§ Dataset section:

------

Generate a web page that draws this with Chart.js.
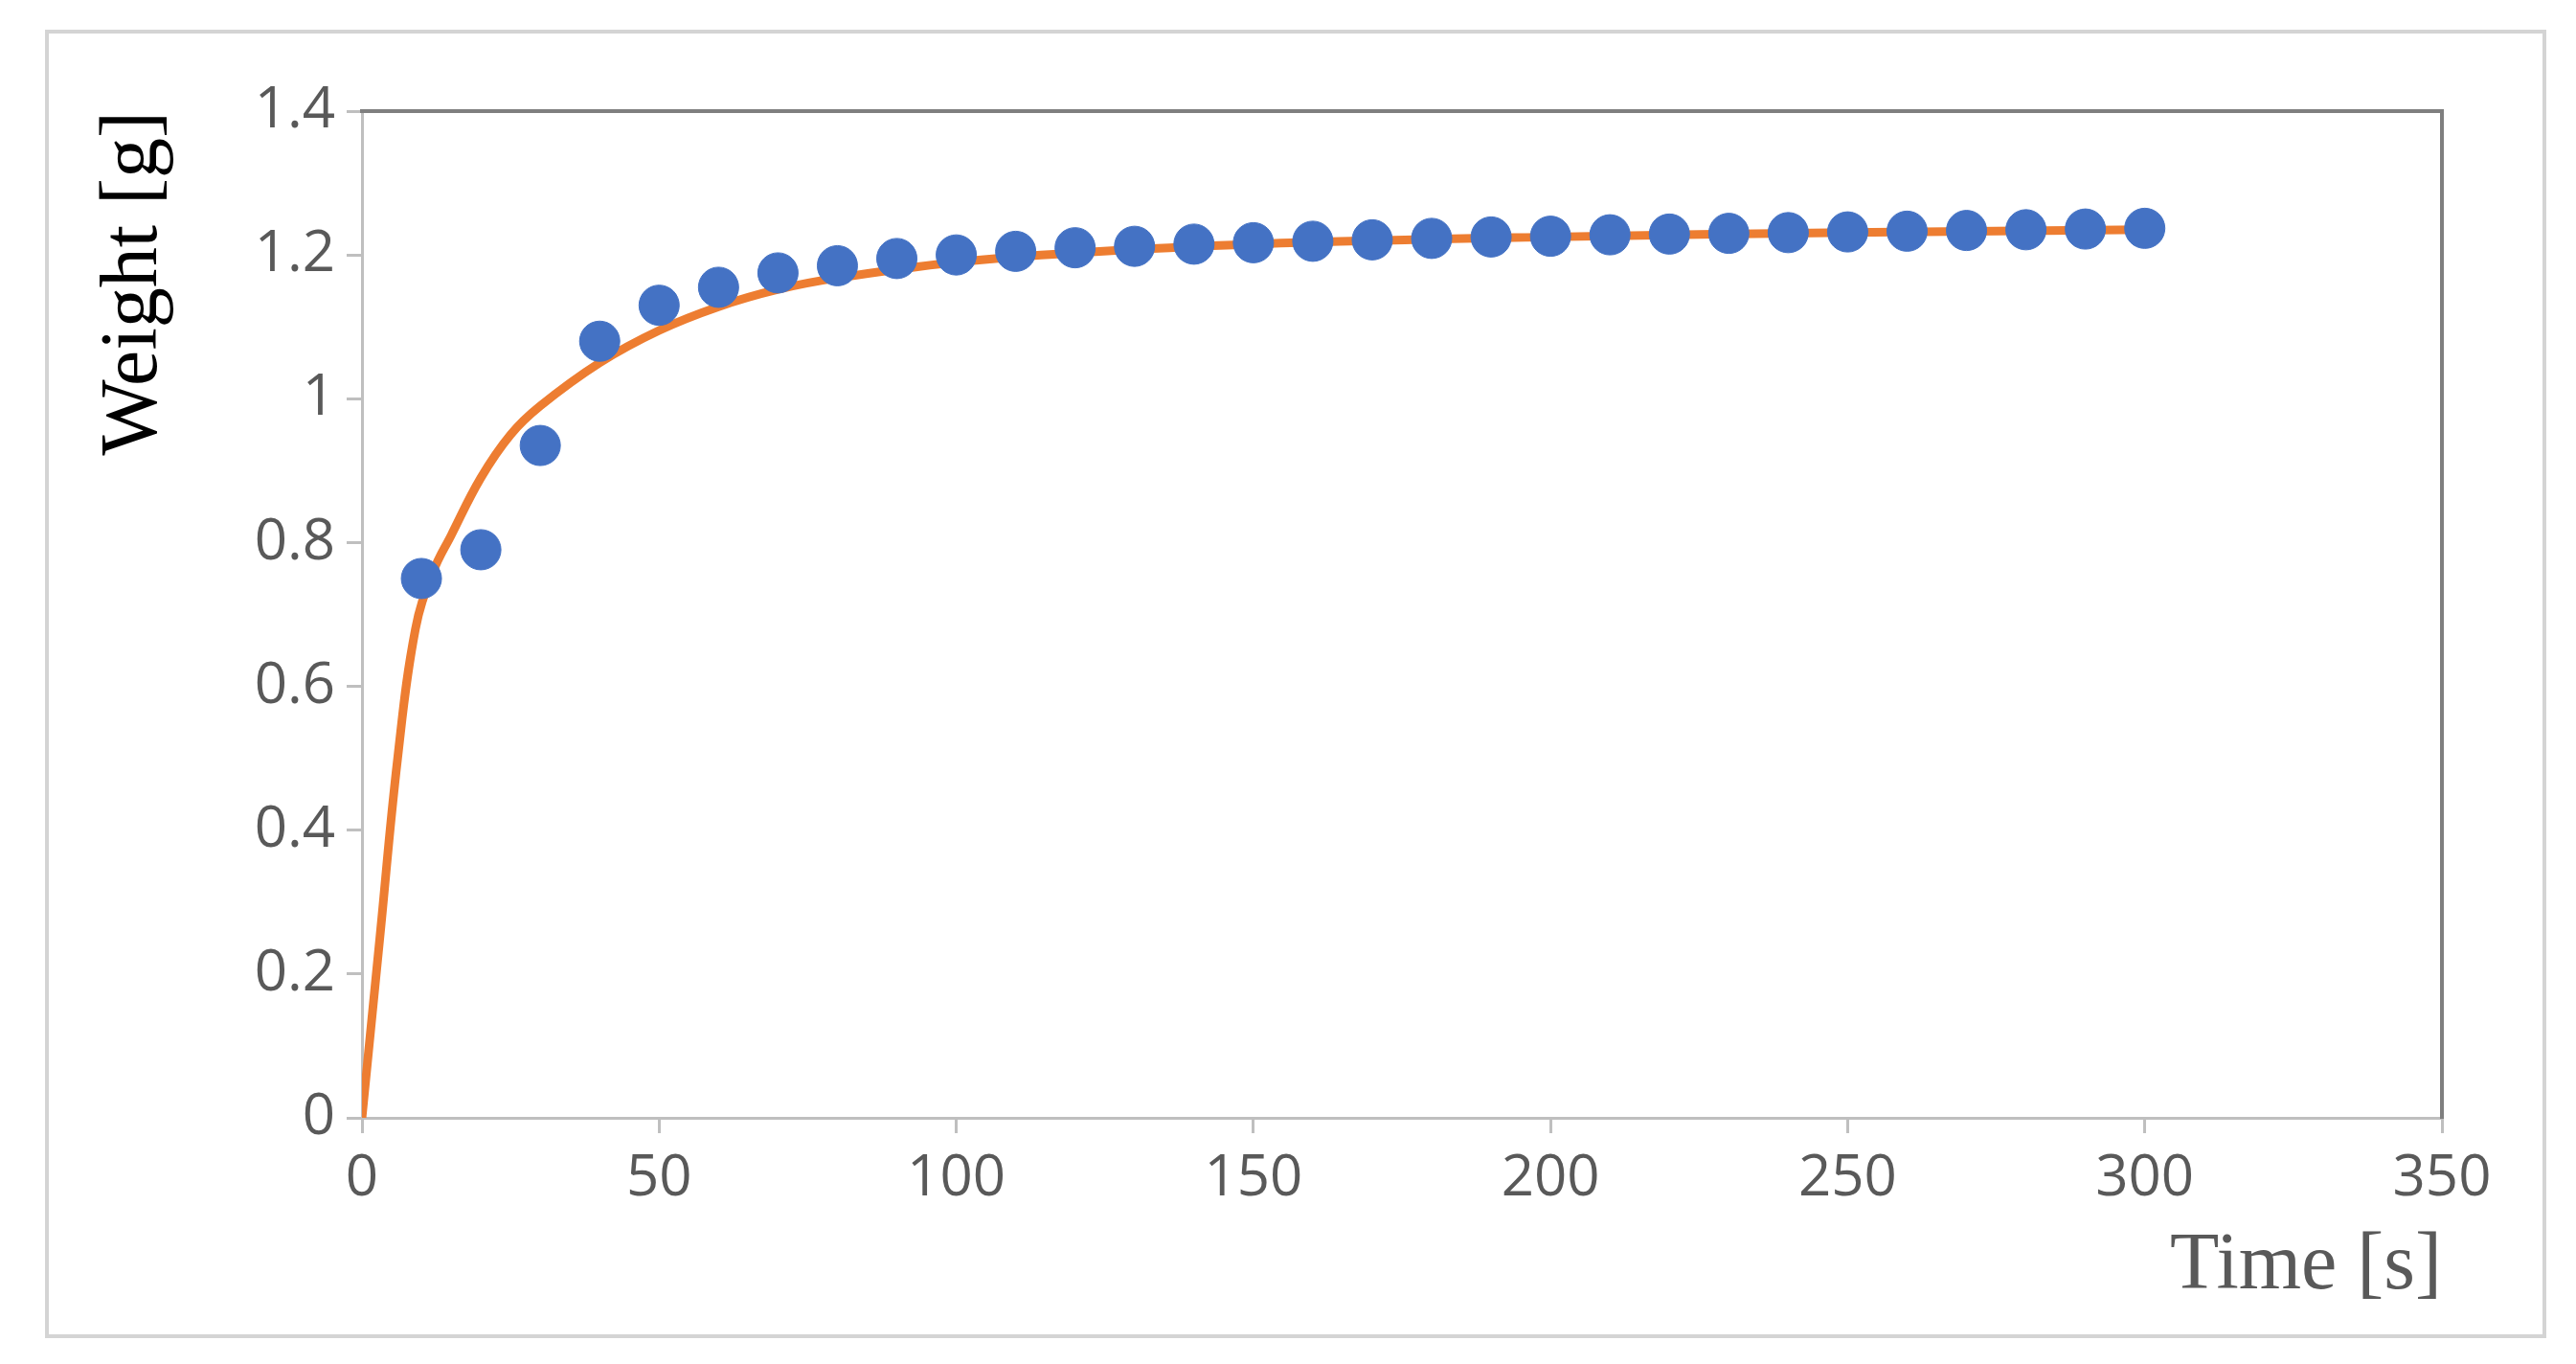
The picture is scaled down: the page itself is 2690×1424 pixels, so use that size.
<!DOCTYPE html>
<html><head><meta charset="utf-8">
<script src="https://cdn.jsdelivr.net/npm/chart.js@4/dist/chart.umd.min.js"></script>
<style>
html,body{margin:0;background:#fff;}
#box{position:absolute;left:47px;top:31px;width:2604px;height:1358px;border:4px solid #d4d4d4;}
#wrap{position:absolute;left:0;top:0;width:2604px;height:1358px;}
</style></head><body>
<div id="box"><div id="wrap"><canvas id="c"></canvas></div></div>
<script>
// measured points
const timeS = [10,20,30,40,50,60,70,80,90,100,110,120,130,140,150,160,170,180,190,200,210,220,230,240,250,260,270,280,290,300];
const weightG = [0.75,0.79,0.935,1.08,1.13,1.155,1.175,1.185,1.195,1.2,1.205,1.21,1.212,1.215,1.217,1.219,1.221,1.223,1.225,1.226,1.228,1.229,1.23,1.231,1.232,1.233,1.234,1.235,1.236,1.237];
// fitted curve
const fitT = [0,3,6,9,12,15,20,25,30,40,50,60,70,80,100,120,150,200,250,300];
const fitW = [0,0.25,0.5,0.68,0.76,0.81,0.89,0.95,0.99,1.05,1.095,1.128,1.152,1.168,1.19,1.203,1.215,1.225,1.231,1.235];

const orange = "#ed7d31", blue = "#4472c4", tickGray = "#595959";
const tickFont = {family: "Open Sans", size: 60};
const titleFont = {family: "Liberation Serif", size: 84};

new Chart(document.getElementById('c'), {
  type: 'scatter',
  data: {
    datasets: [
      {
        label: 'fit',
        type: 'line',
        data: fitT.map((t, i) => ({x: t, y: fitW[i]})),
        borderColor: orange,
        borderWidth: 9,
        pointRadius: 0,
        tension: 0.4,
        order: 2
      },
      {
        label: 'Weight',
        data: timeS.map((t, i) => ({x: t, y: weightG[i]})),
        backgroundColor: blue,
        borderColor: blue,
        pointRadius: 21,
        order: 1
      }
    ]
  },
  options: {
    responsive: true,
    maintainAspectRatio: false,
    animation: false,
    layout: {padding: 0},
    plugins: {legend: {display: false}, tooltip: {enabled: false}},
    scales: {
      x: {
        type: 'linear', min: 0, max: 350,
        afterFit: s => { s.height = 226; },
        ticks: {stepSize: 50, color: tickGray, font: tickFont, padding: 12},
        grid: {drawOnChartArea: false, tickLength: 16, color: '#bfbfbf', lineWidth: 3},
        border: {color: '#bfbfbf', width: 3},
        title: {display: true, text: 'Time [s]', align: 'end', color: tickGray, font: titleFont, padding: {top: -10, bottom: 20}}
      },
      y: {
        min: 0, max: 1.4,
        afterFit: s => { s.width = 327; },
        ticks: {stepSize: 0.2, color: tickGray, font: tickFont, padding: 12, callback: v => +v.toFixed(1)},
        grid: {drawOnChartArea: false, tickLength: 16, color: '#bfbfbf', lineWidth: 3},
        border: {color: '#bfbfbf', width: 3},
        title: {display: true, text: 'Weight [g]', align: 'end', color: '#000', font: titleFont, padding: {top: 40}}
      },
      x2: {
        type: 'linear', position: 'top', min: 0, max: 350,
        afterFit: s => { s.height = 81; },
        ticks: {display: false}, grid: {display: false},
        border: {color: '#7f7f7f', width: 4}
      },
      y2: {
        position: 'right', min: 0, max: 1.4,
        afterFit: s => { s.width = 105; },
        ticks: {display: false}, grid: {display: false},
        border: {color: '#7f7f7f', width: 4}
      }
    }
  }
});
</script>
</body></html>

------

§ Task description:
Transcribe the material exactly, and leave out whatever pictures it holds.

§ Expected answer:
Generate a web page that draws this with Chart.js.
The picture is scaled down: the page itself is 2690×1424 pixels, so use that size.
<!DOCTYPE html>
<html><head><meta charset="utf-8">
<script src="https://cdn.jsdelivr.net/npm/chart.js@4/dist/chart.umd.min.js"></script>
<style>
html,body{margin:0;background:#fff;}
#box{position:absolute;left:47px;top:31px;width:2604px;height:1358px;border:4px solid #d4d4d4;}
#wrap{position:absolute;left:0;top:0;width:2604px;height:1358px;}
</style></head><body>
<div id="box"><div id="wrap"><canvas id="c"></canvas></div></div>
<script>
// measured points
const timeS = [10,20,30,40,50,60,70,80,90,100,110,120,130,140,150,160,170,180,190,200,210,220,230,240,250,260,270,280,290,300];
const weightG = [0.75,0.79,0.935,1.08,1.13,1.155,1.175,1.185,1.195,1.2,1.205,1.21,1.212,1.215,1.217,1.219,1.221,1.223,1.225,1.226,1.228,1.229,1.23,1.231,1.232,1.233,1.234,1.235,1.236,1.237];
// fitted curve
const fitT = [0,3,6,9,12,15,20,25,30,40,50,60,70,80,100,120,150,200,250,300];
const fitW = [0,0.25,0.5,0.68,0.76,0.81,0.89,0.95,0.99,1.05,1.095,1.128,1.152,1.168,1.19,1.203,1.215,1.225,1.231,1.235];

const orange = "#ed7d31", blue = "#4472c4", tickGray = "#595959";
const tickFont = {family: "Open Sans", size: 60};
const titleFont = {family: "Liberation Serif", size: 84};

new Chart(document.getElementById('c'), {
  type: 'scatter',
  data: {
    datasets: [
      {
        label: 'fit',
        type: 'line',
        data: fitT.map((t, i) => ({x: t, y: fitW[i]})),
        borderColor: orange,
        borderWidth: 9,
        pointRadius: 0,
        tension: 0.4,
        order: 2
      },
      {
        label: 'Weight',
        data: timeS.map((t, i) => ({x: t, y: weightG[i]})),
        backgroundColor: blue,
        borderColor: blue,
        pointRadius: 21,
        order: 1
      }
    ]
  },
  options: {
    responsive: true,
    maintainAspectRatio: false,
    animation: false,
    layout: {padding: 0},
    plugins: {legend: {display: false}, tooltip: {enabled: false}},
    scales: {
      x: {
        type: 'linear', min: 0, max: 350,
        afterFit: s => { s.height = 226; },
        ticks: {stepSize: 50, color: tickGray, font: tickFont, padding: 12},
        grid: {drawOnChartArea: false, tickLength: 16, color: '#bfbfbf', lineWidth: 3},
        border: {color: '#bfbfbf', width: 3},
        title: {display: true, text: 'Time [s]', align: 'end', color: tickGray, font: titleFont, padding: {top: -10, bottom: 20}}
      },
      y: {
        min: 0, max: 1.4,
        afterFit: s => { s.width = 327; },
        ticks: {stepSize: 0.2, color: tickGray, font: tickFont, padding: 12, callback: v => +v.toFixed(1)},
        grid: {drawOnChartArea: false, tickLength: 16, color: '#bfbfbf', lineWidth: 3},
        border: {color: '#bfbfbf', width: 3},
        title: {display: true, text: 'Weight [g]', align: 'end', color: '#000', font: titleFont, padding: {top: 40}}
      },
      x2: {
        type: 'linear', position: 'top', min: 0, max: 350,
        afterFit: s => { s.height = 81; },
        ticks: {display: false}, grid: {display: false},
        border: {color: '#7f7f7f', width: 4}
      },
      y2: {
        position: 'right', min: 0, max: 1.4,
        afterFit: s => { s.width = 105; },
        ticks: {display: false}, grid: {display: false},
        border: {color: '#7f7f7f', width: 4}
      }
    }
  }
});
</script>
</body></html>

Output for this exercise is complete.